05
Helix (Hypothesis)
Helix as a bounded hypothesis: assumptions, boundary conditions, and failure modes.

05 · Helix (Hypothesis)

Helix diagram

Hypothesis#

"Helix" is a hypothesis about how agentic capability, organizational learning, and market structure may co-evolve under constraints.

This is a hypothesis, and intentionally not a prediction. Instead of modeling AGI as a cognitive endpoint, it models the system-level dynamics that may emerge as deployed AI systems approach greater generality under operational constraints.

Importantly, Helix is not just “a flywheel.” A flywheel compounds improvement along a fixed task definition.
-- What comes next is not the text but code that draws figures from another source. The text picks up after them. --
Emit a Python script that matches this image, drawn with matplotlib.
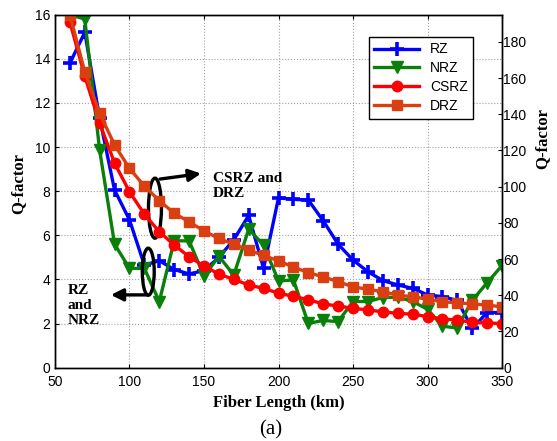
import numpy as np
import matplotlib
matplotlib.use('Agg')
import matplotlib.pyplot as plt
from matplotlib.patches import Ellipse

# fiber lengths (km)
length = list(range(60, 351, 10))

# left axis: RZ and NRZ
rz = [13.8, 15.2, 11.3, 8.05, 6.7, 4.65, 4.85, 4.45, 4.25, 4.4, 5.0, 5.8, 6.9, 4.5, 7.7,
      7.63, 7.6, 6.66, 5.6, 4.88, 4.35, 3.95, 3.75, 3.6, 3.3, 3.22, 3.05, 1.78, 2.5, 2.5]
nrz = [16.0, 15.8, 9.85, 5.6, 4.5, 4.5, 3.0, 5.75, 5.75, 4.15, 5.05, 4.2, 6.28, 5.56, 3.93,
       3.98, 2.01, 2.14, 2.09, 3.0, 3.0, 3.18, 3.2, 3.0, 2.65, 1.88, 1.8, 3.05, 3.85, 4.63]

# right axis: CSRZ and DRZ
csrz = [191, 161, 135, 113, 97.2, 84.8, 75.1, 67.8, 61.3, 56.2, 51.7, 48.8, 45.7, 43.8, 41.2,
        39.4, 37.6, 35.2, 34.1, 32.8, 31.9, 30.9, 30.0, 29.6, 28.2, 27.0, 26.3, 25.1, 24.8, 24.3]
drz = [194.8, 163.4, 140.5, 123, 110.1, 100.3, 92.3, 85.3, 80.6, 75.5, 71.4, 68.2, 65, 62,
       59, 55.6, 52.5, 50.2, 47.5, 44.7, 43.3, 42, 40.1, 39.2, 37.8, 36.4, 35.9, 35.2, 34.6, 33.6]

plt.rcParams['font.family'] = ['Liberation Sans', 'DejaVu Sans']
serif = ['Liberation Serif', 'DejaVu Serif']

fig = plt.figure(figsize=(5.57, 4.41), dpi=100)
ax1 = fig.add_axes([0.0987, 0.1662, 0.8026, 0.8005])
ax2 = ax1.twinx()

lw = 2.4
l1, = ax1.plot(length, rz, color='#0000FF', lw=lw, marker='+', ms=10, mew=2.6, label='RZ')
l2, = ax1.plot(length, nrz, color='#0A800A', lw=lw, marker='v', ms=9, label='NRZ')
l3, = ax2.plot(length, csrz, color='#FF0000', lw=lw, marker='o', ms=7.5, label='CSRZ')
l4, = ax2.plot(length, drz, color='#DA3F12', lw=lw, marker='s', ms=7.5, label='DRZ')

ax1.set_xlim(50, 350)
ax1.set_ylim(0, 16)
ax2.set_ylim(0, 195)
ax1.set_xticks(range(50, 351, 50))
ax1.set_yticks(range(0, 17, 2))
ax2.set_yticks(range(0, 181, 20))

ax1.grid(True, color='#a0a0a0', linestyle=':', linewidth=0.8)
ax1.tick_params(direction='in', labelsize=10, top=True, length=3)
ax1.tick_params(axis='x', pad=5)
ax2.tick_params(direction='in', labelsize=10, length=3, pad=1)
for ax in (ax1, ax2):
    for s in ax.spines.values():
        s.set_linewidth(1.0)

ax1.set_ylabel('Q-factor', family=serif, fontweight='bold', fontsize=12)
ax1.yaxis.set_label_coords(-0.064, 0.523)
ax2.set_ylabel('Q-factor', family=serif, fontweight='bold', fontsize=12, rotation=90)
ax2.yaxis.set_label_coords(1.072, 0.65)

fig.text(278.5 / 557, 1 - 403 / 441, 'Fiber Length (km)', family=serif, fontweight='bold',
         fontsize=12, ha='center', va='center')
fig.text(271 / 557, 1 - 430 / 441, '(a)', family=serif, fontsize=15, ha='center', va='center')

# annotations (drawn in left-axis data units, on top of everything)
tr = ax1.transData
ax2.add_patch(Ellipse((117.1, 7.23), 8.7, 2.72, transform=tr, fill=False, ec='black', lw=2.4))
ax2.add_patch(Ellipse((112.6, 4.35), 8.0, 2.13, transform=tr, fill=False, ec='black', lw=2.4))
ax2.annotate('', xy=(148, 8.8), xytext=(120.5, 8.55), xycoords=tr, textcoords=tr,
             arrowprops=dict(arrowstyle='-|>', color='black', lw=2.4, mutation_scale=18,
                             shrinkA=0, shrinkB=0))
ax2.annotate('', xy=(87.5, 3.3), xytext=(112, 3.3), xycoords=tr, textcoords=tr,
             arrowprops=dict(arrowstyle='-|>', color='black', lw=2.4, mutation_scale=18,
                             shrinkA=0, shrinkB=0))
ax2.text(156, 8.23, 'CSRZ and\nDRZ', transform=tr, family=serif, fontweight='bold',
         fontsize=11, ha='left', va='center', linespacing=1.2)
ax2.text(58.7, 2.84, 'RZ\nand\nNRZ', transform=tr, family=serif, fontweight='bold',
         fontsize=11, ha='left', va='center', linespacing=1.2)

leg = ax2.legend(handles=[l1, l2, l3, l4], loc='upper left', bbox_to_anchor=(0.702, 0.937),
                 borderaxespad=0, fancybox=False, edgecolor='black', framealpha=1,
                 fontsize=10, handlelength=3.2, labelspacing=0.35, borderpad=0.4)
leg.get_frame().set_linewidth(1.0)

fig.savefig('out.png', dpi=100)
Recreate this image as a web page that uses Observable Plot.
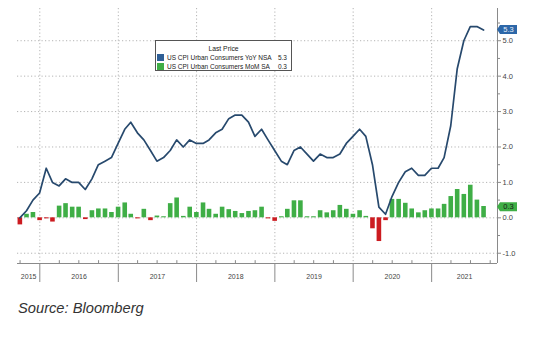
<!DOCTYPE html>
<html><head><meta charset="utf-8">
<script src="https://cdn.jsdelivr.net/npm/d3@7"></script>
<script src="https://cdn.jsdelivr.net/npm/@observablehq/plot@0.6"></script>
<style>
body{margin:0;background:#fff;font-family:"Liberation Sans",Arial,sans-serif;}
#wrap{position:relative;width:555px;height:354px;background:#fff;overflow:hidden;}
#chart svg{display:block;}
#legend{position:absolute;left:155px;top:40px;width:137px;height:31px;border:1px solid #555;background:#fff;font-size:6.5px;color:#222;line-height:9px;box-sizing:border-box;}
#legend .t{position:absolute;left:0;right:0;top:3px;text-align:center;font-size:6.8px;}
#legend .r{position:absolute;left:1px;right:4px;white-space:nowrap;}
#legend .sw{display:inline-block;width:7px;height:7px;vertical-align:-1px;margin-right:3px;}
#legend .v{position:absolute;right:0;top:0;}
#caption{position:absolute;left:18px;top:300.5px;font-size:14.7px;line-height:15px;font-style:italic;color:#333;}
</style></head>
<body>
<div id="wrap">
  <div id="chart"></div>
  <div id="legend"></div>
  <div id="caption">Source: Bloomberg</div>
</div>
<script>
// Sep 2015 .. Aug 2021, monthly
const startMonth = "2015-09";
const yoy = [0.0,0.2,0.5,0.7,
  1.4,1.0,0.9,1.1,1.0,1.0,0.8,1.1,1.5,1.6,1.7,2.1,
  2.5,2.7,2.4,2.2,1.9,1.6,1.7,1.9,2.2,2.0,2.2,2.1,
  2.1,2.2,2.4,2.5,2.8,2.9,2.9,2.7,2.3,2.5,2.2,1.9,
  1.6,1.5,1.9,2.0,1.8,1.6,1.8,1.7,1.7,1.8,2.1,2.3,
  2.5,2.3,1.5,0.3,0.1,0.6,1.0,1.3,1.4,1.2,1.2,1.4,
  1.4,1.7,2.6,4.2,5.0,5.4,5.4,5.3];
const mom = [-0.2,0.1,0.15,-0.08,
  -0.03,-0.12,0.33,0.4,0.3,0.3,-0.05,0.2,0.25,0.25,0.15,0.3,
  0.42,0.1,-0.03,0.24,-0.08,0.05,0.03,0.4,0.56,0.04,0.3,0.15,
  0.42,0.24,0.1,0.3,0.23,0.18,0.12,0.18,0.2,0.3,-0.03,-0.1,
  0.03,0.24,0.48,0.48,0.03,0.03,0.2,0.14,0.2,0.35,0.24,0.1,
  0.2,0.04,-0.31,-0.67,-0.08,0.52,0.52,0.41,0.25,0.14,0.2,0.25,
  0.25,0.38,0.6,0.8,0.66,0.92,0.5,0.32];
const yearLabels = ["2015","2016","2017","2018","2019","2020","2021"];
const yTicks = [-1,0,1,2,3,4,5];
const yMinor = [-0.5,0.5,1.5,2.5,3.5,4.5,5.5];
const seriesNames = ["US CPI Urban Consumers YoY NSA","US CPI Urban Consumers MoM SA"];
const lastValues = [5.3, 0.3];

const lineColor = "#27496d", blueTag = "#2d67a8", green = "#3fae46", red = "#cc1b20", axisGray = "#8a8a8a", gridGray = "#b4b4b4";

const x0 = new Date(Date.UTC(2015,8,19)), x1 = new Date(Date.UTC(2021,10,4));
const yMin = -1.29, yMax = 5.91;

const first = d3.utcParse("%Y-%m")(startMonth);
const rows = yoy.map((v,i) => ({
  date: d3.utcDay.offset(d3.utcMonth.offset(first, i + 1), -1),
  yoy: v, mom: mom[i]
}));
const yearStarts = yearLabels.slice(1).map(y => d3.utcParse("%Y")(y));
const bounds = [x0, ...yearStarts, x1];
const yearMids = yearLabels.map((t,i) => ({text:t, x: new Date((+bounds[i] + +bounds[i+1]) / 2)}));
const quarters = d3.utcMonth.every(3).range(x0, x1).filter(d => d.getUTCMonth() !== 0);

const chart = Plot.plot({
  width: 555, height: 290,
  marginLeft: 17, marginRight: 58, marginTop: 8, marginBottom: 27,
  x: {type: "utc", domain: [x0, x1]},
  y: {domain: [yMin, yMax]},
  style: {fontFamily: "Liberation Sans, Arial, sans-serif", background: "#fff", overflow: "visible"},
  marks: [
    Plot.ruleY(yTicks, {stroke: gridGray, strokeDasharray: "1.2,2.3"}),
    Plot.ruleX(yearStarts, {stroke: gridGray, strokeDasharray: "1.2,2.3"}),
    Plot.ruleX(rows, {x: "date", y1: 0, y2: "mom", stroke: d => d.mom < 0 ? red : green, strokeWidth: 4.6}),
    Plot.line(rows, {x: "date", y: "yoy", stroke: lineColor, strokeWidth: 1.7}),
    Plot.ruleY([yMin], {stroke: axisGray}),
    Plot.ruleX([x1], {stroke: axisGray}),
    Plot.axisY(yTicks, {anchor: "right", tickSize: 3, tickPadding: 2, tickFormat: d => d.toFixed(1), fontSize: 7.5, color: "#444", stroke: axisGray}),
    Plot.axisY(yMinor, {anchor: "right", tickSize: 2, tickFormat: () => "", stroke: axisGray}),
    Plot.axisX(yearStarts, {anchor: "bottom", tickSize: 19, tickFormat: () => "", stroke: axisGray}),
    Plot.ruleX(quarters, {y1: yMin, y2: yMin + 0.08, stroke: axisGray}),
    Plot.text(yearMids, {x: "x", text: "text", frameAnchor: "bottom", dy: 15, fontSize: 7, fill: "#444"})
  ]
});
document.getElementById("chart").appendChild(chart);

// last-value tags on the right axis
const ys = chart.scale("y"), xs = chart.scale("x");
const ax = xs.apply(x1);
const svg = d3.select(chart);
[[lastValues[0], blueTag, "#e8eef8"], [lastValues[1], green, "#1a1a1a"]].forEach(([v, bg, fg]) => {
  const y = ys.apply(v);
  svg.append("path")
    .attr("d", `M${ax},${y} L${ax+3},${y-4.5} L${ax+20},${y-4.5} L${ax+20},${y+4.5} L${ax+3},${y+4.5} Z`)
    .attr("fill", bg);
  svg.append("text").attr("x", ax + 11.5).attr("y", y).attr("dy", "0.35em")
    .attr("text-anchor", "middle").attr("font-size", 7.5).attr("fill", fg)
    .attr("font-family", "Liberation Sans, Arial, sans-serif").text(v.toFixed(1));
});

// legend
const lg = document.getElementById("legend");
lg.innerHTML = `<div class="t">Last Price</div>` +
  seriesNames.map((n,i) => `<div class="r" style="top:${12 + i*9}px"><span class="sw" style="background:${i ? green : "#2f5f96"}"></span>${n}<span class="v">${lastValues[i].toFixed(1)}</span></div>`).join("");
</script>
</body></html>
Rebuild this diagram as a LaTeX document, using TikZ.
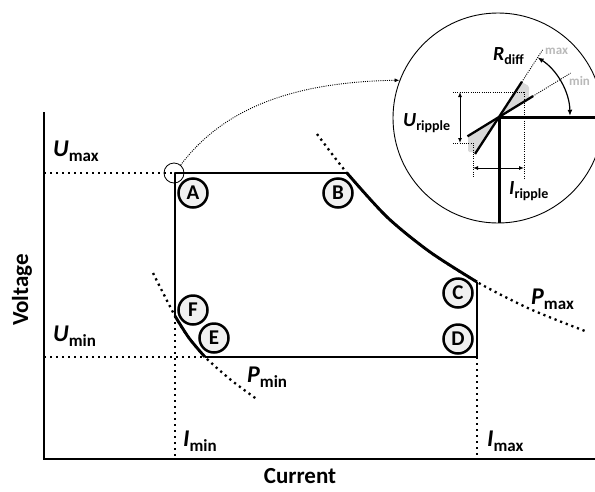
\documentclass[tikz,border=0pt]{standalone}
\usepackage{fontspec}
\setmainfont{Carlito}
\usetikzlibrary{arrows.meta,calc}
\newcommand\bigq[2]{{\fontsize{24}{28}\selectfont\itshape #1}\raisebox{-5pt}{\fontsize{17}{20}\selectfont #2}}
\newcommand\smallq[2]{{\fontsize{20}{23}\selectfont\itshape #1}\raisebox{-4pt}{\fontsize{14}{16}\selectfont #2}}
\begin{document}
\begin{tikzpicture}[x=1pt,y=-1pt,
  thickln/.style={line width=2.9pt, line join=round},
  dotln/.style={line width=2.3pt, dash pattern=on 2.2pt off 3.8pt},
  fine/.style={line width=0.9pt, dash pattern=on 1pt off 1.2pt},
  tip/.style={{Latex[length=5pt,width=4pt]}-{Latex[length=5pt,width=4pt]}, line width=1pt},
  letter/.style={circle, draw, line width=2.5pt, fill=gray!12, minimum size=29pt, inner sep=0pt, font=\fontsize{21}{23}\selectfont\bfseries},
  lbl/.style={anchor=base west, inner sep=0pt, font=\bfseries},
  greylbl/.style={anchor=base west, inner sep=0pt, text=gray!55, font=\fontsize{13}{15}\selectfont\bfseries}]
\useasboundingbox (0,0) rectangle (595,491);

% key points
\coordinate (O) at (44,459);
\coordinate (Yt) at (44,112);
\coordinate (Xr) at (600,459);
\coordinate (A) at (175,173);
\coordinate (B) at (347,173);
\coordinate (b1) at (387,217);
\coordinate (b2) at (430,252);
\coordinate (C) at (477,282);
\coordinate (D) at (477,357);
\coordinate (E) at (205,357);
\coordinate (F) at (175,316);
\coordinate (f1) at (189,338);
\coordinate (pmaxa) at (317,134);
\coordinate (pmaxb) at (530,309);
\coordinate (pmaxc) at (585,331);
\coordinate (pmina) at (153,273);
\coordinate (pminb) at (231,380);
\coordinate (pminc) at (258,400);
\coordinate (umaxl) at (44,173);
\coordinate (uminl) at (44,357);
\coordinate (iminb) at (175,459);
\coordinate (imaxb) at (477,459);

% dotted guides
\draw[dotln] (umaxl) -- (A);
\draw[dotln] (uminl) -- (E);
\draw[dotln] (F) -- (iminb);
\draw[dotln] (D) -- (imaxb);
\draw[dotln] plot[smooth] coordinates {(pmaxa) (B) (b1) (b2) (C) (pmaxb) (pmaxc)};
\draw[dotln] plot[smooth] coordinates {(pmina) (F) (f1) (E) (pminb) (pminc)};

% axes
\draw[line width=2.9pt] (Yt) -- (O) -- (Xr);

% operating area
\draw[thickln] (F) -- (A) -- (B);
\draw[thickln] plot[smooth] coordinates {(B) (b1) (b2) (C)};
\draw[thickln] (C) -- (D) -- (E);
\draw[thickln] plot[smooth] coordinates {(F) (f1) (E)};

% corner letters
\node[letter] (la) at (193,193) {A};
\node[letter] (lb) at (338,193) {B};
\node[letter] (lc) at (458,293) {C};
\node[letter] (ld) at (458,339) {D};
\node[letter] (le) at (214,338) {E};
\node[letter] (lf) at (193,310) {F};

% labels
\node[lbl] (tumax) at (53,156) {\bigq{U}{max}};
\node[lbl] (tumin) at (53,341) {\bigq{U}{min}};
\node[lbl] (timin) at (183,446) {\bigq{I}{min}};
\node[lbl] (timax) at (487,446) {\bigq{I}{max}};
\node[lbl] (tpmax) at (531,304) {\bigq{P}{max}};
\node[lbl] (tpmin) at (247,382) {\bigq{P}{min}};
\node[font=\fontsize{23}{26}\selectfont\bfseries, rotate=90] (volt) at (22,290) {Voltage};
\node[font=\fontsize{23}{26}\selectfont\bfseries] (curr) at (300,476) {Current};

% magnifier
\node[circle, draw, line width=0.8pt, minimum size=20pt, inner sep=0pt] (src) at (174,173) {};
\coordinate (K) at (499,117);
\begin{scope}
\clip (498,118) circle[radius=105pt];
\fill[gray!30, rounded corners=1.5pt] (K) -- ($(K)+(57:41.7pt)$) -- (529,86) -- (529,99) -- cycle;
\fill[gray!30, rounded corners=1.5pt] (K) -- (468,136) -- (468,152) -- (476,152) -- cycle;
\draw[line width=3pt] (610,117) -- (K) -- (499,230);
\end{scope}
\node[circle, draw, line width=0.9pt, minimum size=210pt, inner sep=0pt] (lens) at (498,118) {};
\draw[fine, -{Latex[length=5pt,width=4pt]}] (src.50) .. controls (222,110) and (290,82) .. (lens.159);

\draw[fine] (K) -- ($(K)+(57:80pt)$);
\draw[fine] (K) -- ($(K)+(31.5:84pt)$);
\draw[line width=2.3pt] ($(K)+(237:44pt)$) -- ($(K)+(57:42pt)$);
\draw[line width=2.3pt] ($(K)+(211.5:37pt)$) -- ($(K)+(31.5:40pt)$);

\draw[fine] (453,92) -- (525,92);
\draw[fine] (453,143) -- (473,143);
\draw[tip] (460,92) -- (460,143);
\draw[fine] (473,143) -- (473,178);
\draw[fine] (524,92) -- (524,178);
\draw[tip] (473,168) -- (524,168);
\draw[{Latex[length=6pt,width=5pt]}-{Latex[length=6pt,width=5pt]}, line width=1.2pt] ([shift={(57:71pt)}]K) arc[start angle=57, end angle=1, radius=71pt];

\node[lbl] (trd) at (493,60) {\smallq{R}{diff}};
\node[greylbl] (tmx) at (545,54) {max};
\node[greylbl] (tmn) at (569,85) {min};
\node[lbl] (tur) at (403,126) {\smallq{U}{ripple}};
\node[lbl] (tir) at (509,194) {\smallq{I}{ripple}};
\end{tikzpicture}
\end{document}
Helix claims that, when bounded autonomy becomes reliable enough to deploy at scale, the unit of value may shift: what counts as a “tractable” problem expands, and organizations reorganize around interfaces, audit surfaces, and trust boundaries.

Or put another way:

  • Flywheel: compounding efficiency and quality within a defined workflow.
  • Helix: compounding plus vertical movement as redefinition of the workflow boundary itself.

Assumptions#

Helix depends on assumptions that may not hold in specific environments:

  • Evaluation and measurement improve faster than the space of new failure modes introduced by broader tool access.
  • Integration costs decline through reuse of tool interfaces, retrieval layers, policy enforcement, and evaluation harnesses.
  • Organizations can internalize model uncertainty operationally (error budgets, review policies, incident response) rather than treating uncertainty as an exception.
  • Trust can be earned through auditability (logs, provenance, tests), not through perceived intelligence.

If these assumptions fail, the system may remain in a local flywheel without the “vertical” shift described here.

Boundary conditions#

Helix is intended to apply only under bounded conditions:

  • Tasks can be decomposed and audited.
    • There is a clear notion of correctness or acceptable variance.
    • Intermediate artifacts can be inspected (inputs, tool calls, outputs).
  • Deployment scope is constrained by policy.
    • Tool permissions are intentionally narrower than what is technically possible.
    • Budgets (cost, time, action count) are enforced.
  • Outcomes are observable.
    • There is feedback from real use that can be converted into evaluation and governance updates.

The hypothesis weakens when tool interfaces are high-variance, when permissions are broad and irreversible, or when incentives reward speed over correctness.

Failure modes#

Failure modes where Helix stalls, reverses, or fragments:

  • Automation theater:
    • perceived progress without measured reliability; evaluation is replaced by anecdotes.
  • Compounding error:
    • small tool mistakes amplify over long horizons; rollback is difficult; attribution is weak.
  • Governance debt:
    • capability expands faster than policy, auditability, and incident response; organizations respond by freezing deployments.
  • Trust collapse after visible incidents:
    • a small number of high-salience failures causes broad retrenchment even if average performance improves.
  • Fragmentation:
    • different teams or vendors build incompatible tool/evaluation surfaces, preventing reuse; reliability becomes local and non-transferable.
  • Overreach:
    • open-ended agency is attempted where bounded workflows were required; error costs dominate.

Serious critiques / counterexamples#

Helix can be wrong even if models continue improving. Examples:

  • Domains with weak measurability (or delayed outcomes) may not admit the evaluation closure Helix requires.
  • Regulated environments may block the feedback loops needed to improve reliability at the required pace.
  • In many organizations, integration and governance costs may remain the dominant constraint, producing incremental productivity gains without structural redefinition.
  • Market structure may not shift if buyers are unwilling to accept new interfaces or if liability makes adoption asymmetric.